We note that NERC continues to consult the stakeholders in preparation for issuance of regulation for Capping of Estimated Billing for Unmetered Electricity Customers, but this needs to be concluded on time. Also, while the bill to amend the EPSRA, and to proscribe estimated billing (Electric Power Sector Reform Act (Amendment) Bill, 2019) is still pending before the National Assembly or with the office of the President awaiting assent, it is important that the Discos are made to do their best in providing value to the customers in their services delivery. In view of the renewed interests in issuing the order on cost-reflective tariff to the Discos, and given that the customers have literally gone through 'hell' with most paying for electricity not consumed, buying transformers for themselves and paying for the meters for their premises, it is important that customers make effort to be familiar with the dispute resolution procedure to enable them take advantage of available options to reduce their burdens and resolve the discontents. It is even much more important that the Discos remember that as private businesses, they need to thread softly in the manner they push for collection of the estimated bills for electricity (sometimes not supplied to or consumed by the customers) either at the point where the customer purchases the prepaid meter or at any other time. The most important thing though, is that the regulator must be willing to step in to resolve all the ensuing discontents to the satisfaction of the parties.

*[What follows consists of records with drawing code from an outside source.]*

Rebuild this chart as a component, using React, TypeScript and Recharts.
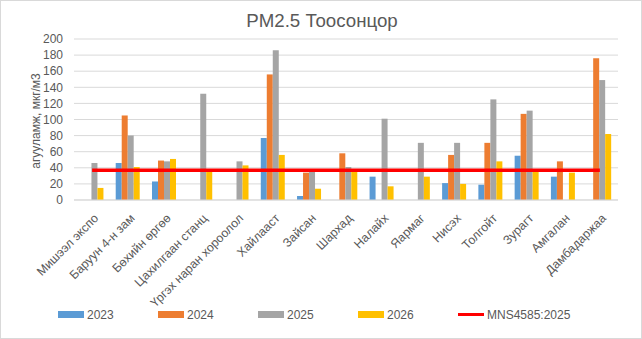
import React from "react";
import { ComposedChart, Bar, Line, XAxis, YAxis, CartesianGrid } from "recharts";

const categories = [
  "Мишээл экспо",
  "Баруун 4-н зам",
  "Бөхийн өргөө",
  "Цахилгаан станц",
  "Үргэх наран хороолол",
  "Хайлааст",
  "Зайсан",
  "Шархад",
  "Налайх",
  "Яармаг",
  "Нисэх",
  "Толгойт",
  "Зурагт",
  "Амгалан",
  "Дамбадаржаа",
];
const v2023 = [null, 46, 23, null, null, 77, 5, null, 29, null, 21, 19, 55, 29, null];
const v2024 = [null, 105, 49, null, null, 156, 34, 58, null, null, 56, 71, 107, 48, 176];
const v2025 = [46, 80, 48, 132, 48, 186, 36, 41, 101, 71, 71, 125, 111, null, 149];
const v2026 = [15, 41, 51, 36, 43, 56, 14, 36, 17, 29, 20, 48, 36, 34, 82];
const standard = 37;
const yTicks = [0, 20, 40, 60, 80, 100, 120, 140, 160, 180, 200];

const data = categories.map((name, i) => ({
  name,
  y2023: v2023[i],
  y2024: v2024[i],
  y2025: v2025[i],
  y2026: v2026[i],
  mns: standard,
}));

const FONT = '"Liberation Sans", Arial, sans-serif';
const TXT = "#595959";

const XTick = (props: any) => {
  const { x, y, payload } = props;
  return (
    <g transform={`translate(${x + 7},${y + 11})`}>
      <text textAnchor="end" transform="rotate(-45)" fill={TXT} fontSize={12.3} fontFamily={FONT}>
        {payload.value}
      </text>
    </g>
  );
};

const legendItems = [
  { label: "2023", color: "#5B9BD5", left: 57, line: false },
  { label: "2024", color: "#ED7D31", left: 157, line: false },
  { label: "2025", color: "#A5A5A5", left: 257, line: false },
  { label: "2026", color: "#FFC000", left: 357, line: false },
  { label: "MNS4585:2025", color: "#FF0000", left: 457, line: true },
];

export default function App() {
  return (
    <div
      style={{
        position: "absolute",
        left: 0,
        top: 0,
        width: 642,
        height: 339,
        boxSizing: "border-box",
        border: "1px solid #d9d9d9",
        background: "#fff",
        fontFamily: FONT,
      }}
    >
      <div
        style={{
          position: "absolute",
          left: 0,
          width: 642,
          top: 9,
          textAlign: "center",
          fontSize: 18.7,
          color: TXT,
          lineHeight: "22px",
        }}
      >
        PM2.5 Тоосонцор
      </div>
      <div
        style={{
          position: "absolute",
          left: 35,
          top: 120,
          transform: "translate(-50%, -50%) rotate(-90deg)",
          whiteSpace: "nowrap",
          fontSize: 12,
          color: TXT,
        }}
      >
        агууламж, мкг/м3
      </div>
      <div style={{ position: "absolute", left: -1, top: -1 }}>
        <ComposedChart
          width={642}
          height={339}
          data={data}
          margin={{ top: 39, right: 24, left: 0, bottom: 29 }}
          barCategoryGap="15%"
          barGap={0}
        >
          <CartesianGrid vertical={false} stroke="#d9d9d9" strokeWidth={1} />
          <XAxis
            dataKey="name"
            interval={0}
            tick={<XTick />}
            tickLine={false}
            axisLine={{ stroke: "#d9d9d9" }}
            height={110}
          />
          <YAxis
            domain={[0, 200]}
            ticks={yTicks}
            width={74}
            axisLine={false}
            tickLine={false}
            tickMargin={5}
            tick={{ fill: TXT, fontSize: 12, fontFamily: FONT }}
            interval={0}
          />
          <Bar dataKey="y2023" fill="#5B9BD5" isAnimationActive={false} />
          <Bar dataKey="y2024" fill="#ED7D31" isAnimationActive={false} />
          <Bar dataKey="y2025" fill="#A5A5A5" isAnimationActive={false} />
          <Bar dataKey="y2026" fill="#FFC000" isAnimationActive={false} />
          <Line
            dataKey="mns"
            stroke="#FF0000"
            strokeWidth={3.5}
            dot={false}
            activeDot={false}
            isAnimationActive={false}
          />
        </ComposedChart>
      </div>
      {legendItems.map((it) => (
        <div key={it.label}>
          <div
            style={{
              position: "absolute",
              left: it.left,
              top: it.line ? 312 : 310,
              width: 26,
              height: it.line ? 3 : 7,
              background: it.color,
            }}
          />
          <div
            style={{
              position: "absolute",
              left: it.left + 29,
              top: 306,
              fontSize: 12,
              lineHeight: "16px",
              color: TXT,
              whiteSpace: "nowrap",
            }}
          >
            {it.label}
          </div>
        </div>
      ))}
    </div>
  );
}
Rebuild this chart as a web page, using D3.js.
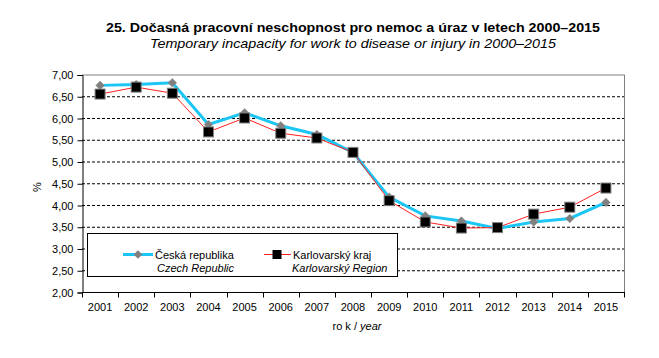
<!DOCTYPE html>
<html><head><meta charset="utf-8">
<script src="https://cdn.jsdelivr.net/npm/d3@7"></script>
<style>body{margin:0;background:#fff}text{font-family:"Liberation Sans",Arial,sans-serif}</style>
</head><body>
<svg id="c" width="659" height="358"></svg>
<script>
const years = ["2001","2002","2003","2004","2005","2006","2007","2008","2009","2010","2011","2012","2013","2014","2015"];
const czechRepublic = [6.75,6.77,6.81,5.85,6.12,5.82,5.62,5.21,4.18,3.75,3.63,3.46,3.61,3.69,4.06];
const karlovarsky = [6.55,6.71,6.57,5.68,6.00,5.65,5.54,5.21,4.10,3.61,3.47,3.48,3.79,3.95,4.39];
const yTicks = [2,2.5,3,3.5,4,4.5,5,5.5,6,6.5,7];

const svg = d3.select("#c");
const L=82, R=624, T=74.5, B=292;
const x = d3.scaleBand().domain(years).range([L,R]);
const y = d3.scaleLinear().domain([2,7]).range([B,T]);
const fmt = v => d3.format(".2f")(v).replace(".",",");

// title
svg.append("text").attr("x",353).attr("y",31.5).attr("text-anchor","middle")
  .attr("font-weight","bold").attr("font-size",13).attr("textLength",494).attr("lengthAdjust","spacingAndGlyphs")
  .text("25. Dočasná pracovní neschopnost pro nemoc a úraz v letech 2000–2015");
svg.append("text").attr("x",353).attr("y",47.5).attr("text-anchor","middle")
  .attr("font-style","italic").attr("font-size",13).attr("textLength",406).attr("lengthAdjust","spacingAndGlyphs")
  .text("Temporary incapacity for work to disease or injury in 2000–2015");

// gridlines
svg.append("g").selectAll("line").data(yTicks.filter(d=>d>2&&d<7)).join("line")
  .attr("x1",L).attr("x2",R).attr("y1",d=>y(d)+0.5).attr("y2",d=>y(d)+0.5)
  .attr("stroke","#000").attr("stroke-dasharray","3,2");
// top and right border
svg.append("line").attr("x1",L).attr("x2",R).attr("y1",y(7)+0.5).attr("y2",y(7)+0.5).attr("stroke","#808080");
svg.append("line").attr("x1",R+0.5).attr("x2",R+0.5).attr("y1",T).attr("y2",B).attr("stroke","#808080");

// y axis
const yAxis = d3.axisLeft(y).tickValues(yTicks).tickFormat(fmt).tickSize(5).tickPadding(4);
const gy = svg.append("g").attr("transform",`translate(${L+0.5},0.5)`).call(yAxis);
gy.select(".domain").attr("stroke","#000");
gy.selectAll("text").attr("font-size",11).attr("fill","#000").attr("font-family","Liberation Sans, Arial");

// x axis
const gx = svg.append("g").attr("transform",`translate(0,${B+0.5})`);
gx.append("line").attr("x1",L).attr("x2",R+1).attr("stroke","#000");
const bounds = d3.range(years.length+1).map(i=>L+i*x.bandwidth());
gx.selectAll("line.t").data(bounds).join("line").attr("class","t")
  .attr("x1",d=>Math.round(d)+0.5).attr("x2",d=>Math.round(d)+0.5).attr("y1",0).attr("y2",5).attr("stroke","#000");
gx.selectAll("text").data(years).join("text")
  .attr("x",d=>x(d)+x.bandwidth()/2).attr("y",18).attr("text-anchor","middle")
  .attr("font-size",11).text(d=>d);

// axis titles
svg.append("text").attr("transform","translate(41,187) rotate(-90)").attr("text-anchor","middle")
  .attr("font-size",11).text("%");
const xt = svg.append("text").attr("x",357).attr("y",330).attr("text-anchor","middle").attr("font-size",11);
xt.append("tspan").text("ro k / ");
xt.append("tspan").attr("font-style","italic").text("year");

// series
const cx = d => x(d)+x.bandwidth()/2;
const line = d3.line().x(d=>cx(d[0])).y(d=>y(d[1]));
const crData = years.map((yr,i)=>[yr,czechRepublic[i]]);
const kvData = years.map((yr,i)=>[yr,karlovarsky[i]]);

svg.append("path").datum(crData).attr("d",line).attr("fill","none").attr("stroke","#1CC6F4").attr("stroke-width",3);
svg.append("path").datum(kvData).attr("d",line).attr("fill","none").attr("stroke","#FF2020").attr("stroke-width",1);

const diamond = d3.symbol().type(d3.symbolDiamond2).size(60);
svg.append("g").selectAll("path").data(crData).join("path")
  .attr("transform",d=>`translate(${cx(d[0])},${y(d[1])}) rotate(0)`).attr("d",d3.symbol().type(d3.symbolSquare).size(38)())
  .attr("transform",d=>`translate(${cx(d[0])},${y(d[1])}) rotate(45)`)
  .attr("fill","#808080").attr("stroke","#909090").attr("stroke-width",0.5);
svg.append("g").selectAll("rect").data(kvData).join("rect")
  .attr("x",d=>cx(d[0])-5).attr("y",d=>y(d[1])-5).attr("width",10).attr("height",10)
  .attr("fill","#000").attr("stroke","#808080").attr("stroke-width",1);

// legend
const lg = svg.append("g");
lg.append("rect").attr("x",87.5).attr("y",233.5).attr("width",310).attr("height",43).attr("fill","#fff").attr("stroke","#000");
lg.append("line").attr("x1",123).attr("x2",153).attr("y1",254.5).attr("y2",254.5).attr("stroke","#1CC6F4").attr("stroke-width",3);
lg.append("path").attr("d",d3.symbol().type(d3.symbolSquare).size(38)()).attr("transform","translate(138,254.5) rotate(45)").attr("fill","#808080");
lg.append("text").attr("x",155).attr("y",258.5).attr("font-size",11).text("Česká republika");
lg.append("text").attr("x",157).attr("y",272).attr("font-size",11).attr("font-style","italic").text("Czech Republic");
lg.append("line").attr("x1",264).attr("x2",291).attr("y1",254.5).attr("y2",254.5).attr("stroke","#FF2020").attr("stroke-width",1);
lg.append("rect").attr("x",272.5).attr("y",250).attr("width",9).attr("height",9).attr("fill","#000");
lg.append("text").attr("x",293).attr("y",258.5).attr("font-size",11).text("Karlovarský kraj");
lg.append("text").attr("x",292).attr("y",271.5).attr("font-size",11).attr("font-style","italic").text("Karlovarský Region");
</script>
</body></html>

1. Peter Olalere, Senior Associate Counsel with the Dispute Resolution Department SPA Ajibade & Co., Lagos, Nigeria.
2. For example, by Sections 88 and 104 and 105 of the Federal Competition and Consumer Protection Act (FCCPA) 2019, the price of electricity is regulated, and the industry itself is regulated. The rule against unfair and unreasonable or unjust contract terms ensures protection of the benefit of the consumer by virtue of section 127 of FCCPA while sections 130 and 131 provide for consumer's rights pertaining to quality and safety of goods and services. Section 146 empowers the consumer to seek enforcement of his rights, including by way of suing the service provider.